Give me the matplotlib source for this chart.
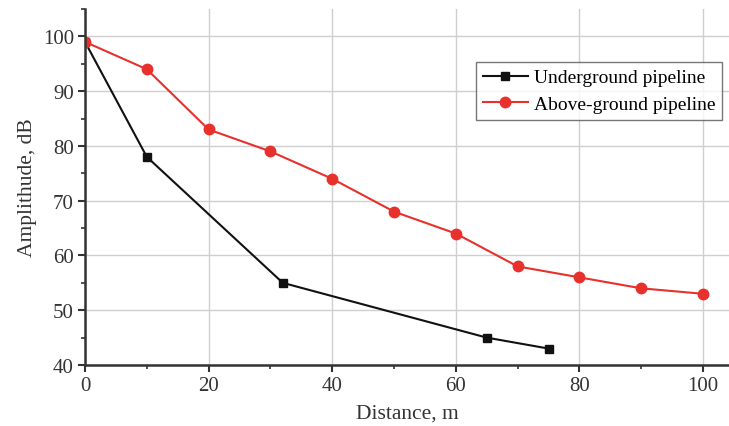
import matplotlib
matplotlib.use("Agg")
import matplotlib.pyplot as plt
from matplotlib.ticker import MultipleLocator

# data
under_x = [0, 10, 32, 65, 75]
under_y = [99, 78, 55, 45, 43]
above_x = [0, 10, 20, 30, 40, 50, 60, 70, 80, 90, 100]
above_y = [99, 94, 83, 79, 74, 68, 64, 58, 56, 54, 53]

plt.rcParams['font.family'] = ['Liberation Serif', 'DejaVu Serif']

fig = plt.figure(figsize=(7.29, 4.27), dpi=100)
ax = fig.add_axes([85 / 729, 1 - 366 / 427, 1 - 85 / 729, 356 / 427])

ax.plot(under_x, under_y, color='#111111', lw=1.5, marker='s', ms=6,
        label='Underground pipeline')
ax.plot(above_x, above_y, color='#e8302c', lw=1.5, marker='o', ms=7.5,
        mec='#e8302c', label='Above-ground pipeline')

ax.set_xlim(0, 104.2)
ax.set_ylim(40, 105)
ax.xaxis.set_major_locator(MultipleLocator(20))
ax.xaxis.set_minor_locator(MultipleLocator(10))
ax.yaxis.set_major_locator(MultipleLocator(10))
ax.yaxis.set_minor_locator(MultipleLocator(5))
ax.set_yticks([40, 50, 60, 70, 80, 90, 100])

for s in ['top', 'right']:
    ax.spines[s].set_visible(False)
for s in ['left', 'bottom']:
    ax.spines[s].set_linewidth(1.8)
    ax.spines[s].set_color('#333333')

ax.grid(True, which='major', color='#cfcfcf', lw=1.0)
ax.set_axisbelow(True)
ax.tick_params(which='major', direction='out', length=5, width=1.5,
               labelsize=15, colors='#333333', pad=3)
ax.tick_params(which='minor', direction='out', length=3, width=1.2,
               colors='#333333')

ax.set_xlabel('Distance, m', fontsize=15.5, color='#333333', labelpad=6)
ax.set_ylabel('Amplithude, dB', fontsize=15.5, color='#333333', labelpad=4)

leg = ax.legend(loc='upper right', bbox_to_anchor=(0.989, 0.851),
                fontsize=14, frameon=True, fancybox=False, edgecolor='#555555',
                handlelength=2.3, handletextpad=0.3, borderpad=0.35,
                labelspacing=0.45, borderaxespad=0.0)
leg.get_frame().set_linewidth(1.0)

fig.savefig('out.png', dpi=100)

──────────────────────────────

Given instruction: Leave out the pictures and give the listing above again exactly.

Output below:
Give me the matplotlib source for this chart.
import matplotlib
matplotlib.use("Agg")
import matplotlib.pyplot as plt
from matplotlib.ticker import MultipleLocator

# data
under_x = [0, 10, 32, 65, 75]
under_y = [99, 78, 55, 45, 43]
above_x = [0, 10, 20, 30, 40, 50, 60, 70, 80, 90, 100]
above_y = [99, 94, 83, 79, 74, 68, 64, 58, 56, 54, 53]

plt.rcParams['font.family'] = ['Liberation Serif', 'DejaVu Serif']

fig = plt.figure(figsize=(7.29, 4.27), dpi=100)
ax = fig.add_axes([85 / 729, 1 - 366 / 427, 1 - 85 / 729, 356 / 427])

ax.plot(under_x, under_y, color='#111111', lw=1.5, marker='s', ms=6,
        label='Underground pipeline')
ax.plot(above_x, above_y, color='#e8302c', lw=1.5, marker='o', ms=7.5,
        mec='#e8302c', label='Above-ground pipeline')

ax.set_xlim(0, 104.2)
ax.set_ylim(40, 105)
ax.xaxis.set_major_locator(MultipleLocator(20))
ax.xaxis.set_minor_locator(MultipleLocator(10))
ax.yaxis.set_major_locator(MultipleLocator(10))
ax.yaxis.set_minor_locator(MultipleLocator(5))
ax.set_yticks([40, 50, 60, 70, 80, 90, 100])

for s in ['top', 'right']:
    ax.spines[s].set_visible(False)
for s in ['left', 'bottom']:
    ax.spines[s].set_linewidth(1.8)
    ax.spines[s].set_color('#333333')

ax.grid(True, which='major', color='#cfcfcf', lw=1.0)
ax.set_axisbelow(True)
ax.tick_params(which='major', direction='out', length=5, width=1.5,
               labelsize=15, colors='#333333', pad=3)
ax.tick_params(which='minor', direction='out', length=3, width=1.2,
               colors='#333333')

ax.set_xlabel('Distance, m', fontsize=15.5, color='#333333', labelpad=6)
ax.set_ylabel('Amplithude, dB', fontsize=15.5, color='#333333', labelpad=4)

leg = ax.legend(loc='upper right', bbox_to_anchor=(0.989, 0.851),
                fontsize=14, frameon=True, fancybox=False, edgecolor='#555555',
                handlelength=2.3, handletextpad=0.3, borderpad=0.35,
                labelspacing=0.45, borderaxespad=0.0)
leg.get_frame().set_linewidth(1.0)

fig.savefig('out.png', dpi=100)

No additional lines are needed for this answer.